(Dataset extract):
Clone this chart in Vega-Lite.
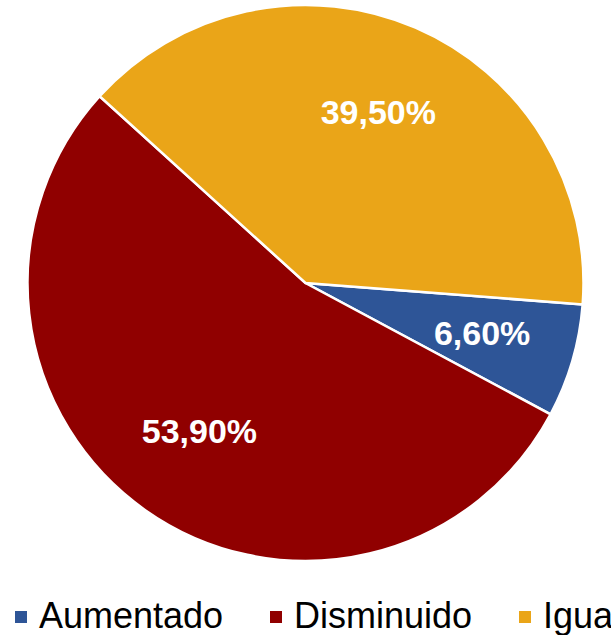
{
  "$schema": "https://vega.github.io/schema/vega-lite/v6.json",
  "width": 611,
  "height": 562,
  "padding": 0,
  "autosize": {"type": "pad"},
  "background": "white",
  "config": {"view": {"stroke": null}},
  "data": {
    "values": [
      {"respuesta": "Aumentado", "orden": 1, "pct": 6.6, "label": "6,60%"},
      {"respuesta": "Disminuido", "orden": 2, "pct": 53.9, "label": "53,90%"},
      {"respuesta": "Igual", "orden": 3, "pct": 39.5, "label": "39,50%"}
    ]
  },
  "encoding": {
    "theta": {"field": "pct", "type": "quantitative", "stack": true, "scale": {"range": [1.648, 7.931]}},
    "order": {"field": "orden", "type": "quantitative"}
  },
  "layer": [
    {
      "mark": {"type": "arc", "outerRadius": 278, "stroke": "white", "strokeWidth": 2.5},
      "encoding": {
        "color": {
          "field": "respuesta",
          "type": "nominal",
          "scale": {"domain": ["Aumentado", "Disminuido", "Igual"], "range": ["#2E5597", "#900000", "#EAA518"]},
          "legend": {
            "orient": "none",
            "legendX": 3,
            "legendY": 597,
            "direction": "horizontal",
            "title": null,
            "symbolType": "square",
            "symbolSize": 144,
            "symbolStrokeWidth": 0,
            "labelFontSize": 36,
            "labelFont": "Liberation Sans",
            "labelColor": "black",
            "labelOffset": 0,
            "labelLimit": 300,
            "columnPadding": 34,
            "padding": 0
          }
        }
      }
    },
    {
      "mark": {"type": "text", "radius": 184, "fontSize": 34, "fontWeight": "bold", "font": "Liberation Sans", "color": "white"},
      "encoding": {
        "text": {"field": "label", "type": "nominal"},
        "detail": {"field": "respuesta", "type": "nominal"}
      }
    }
  ]
}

(What to produce): All the lines above are to be reproduced exactly, except the pictures.

(The reply):
Clone this chart in Vega-Lite.
{
  "$schema": "https://vega.github.io/schema/vega-lite/v6.json",
  "width": 611,
  "height": 562,
  "padding": 0,
  "autosize": {"type": "pad"},
  "background": "white",
  "config": {"view": {"stroke": null}},
  "data": {
    "values": [
      {"respuesta": "Aumentado", "orden": 1, "pct": 6.6, "label": "6,60%"},
      {"respuesta": "Disminuido", "orden": 2, "pct": 53.9, "label": "53,90%"},
      {"respuesta": "Igual", "orden": 3, "pct": 39.5, "label": "39,50%"}
    ]
  },
  "encoding": {
    "theta": {"field": "pct", "type": "quantitative", "stack": true, "scale": {"range": [1.648, 7.931]}},
    "order": {"field": "orden", "type": "quantitative"}
  },
  "layer": [
    {
      "mark": {"type": "arc", "outerRadius": 278, "stroke": "white", "strokeWidth": 2.5},
      "encoding": {
        "color": {
          "field": "respuesta",
          "type": "nominal",
          "scale": {"domain": ["Aumentado", "Disminuido", "Igual"], "range": ["#2E5597", "#900000", "#EAA518"]},
          "legend": {
            "orient": "none",
            "legendX": 3,
            "legendY": 597,
            "direction": "horizontal",
            "title": null,
            "symbolType": "square",
            "symbolSize": 144,
            "symbolStrokeWidth": 0,
            "labelFontSize": 36,
            "labelFont": "Liberation Sans",
            "labelColor": "black",
            "labelOffset": 0,
            "labelLimit": 300,
            "columnPadding": 34,
            "padding": 0
          }
        }
      }
    },
    {
      "mark": {"type": "text", "radius": 184, "fontSize": 34, "fontWeight": "bold", "font": "Liberation Sans", "color": "white"},
      "encoding": {
        "text": {"field": "label", "type": "nominal"},
        "detail": {"field": "respuesta", "type": "nominal"}
      }
    }
  ]
}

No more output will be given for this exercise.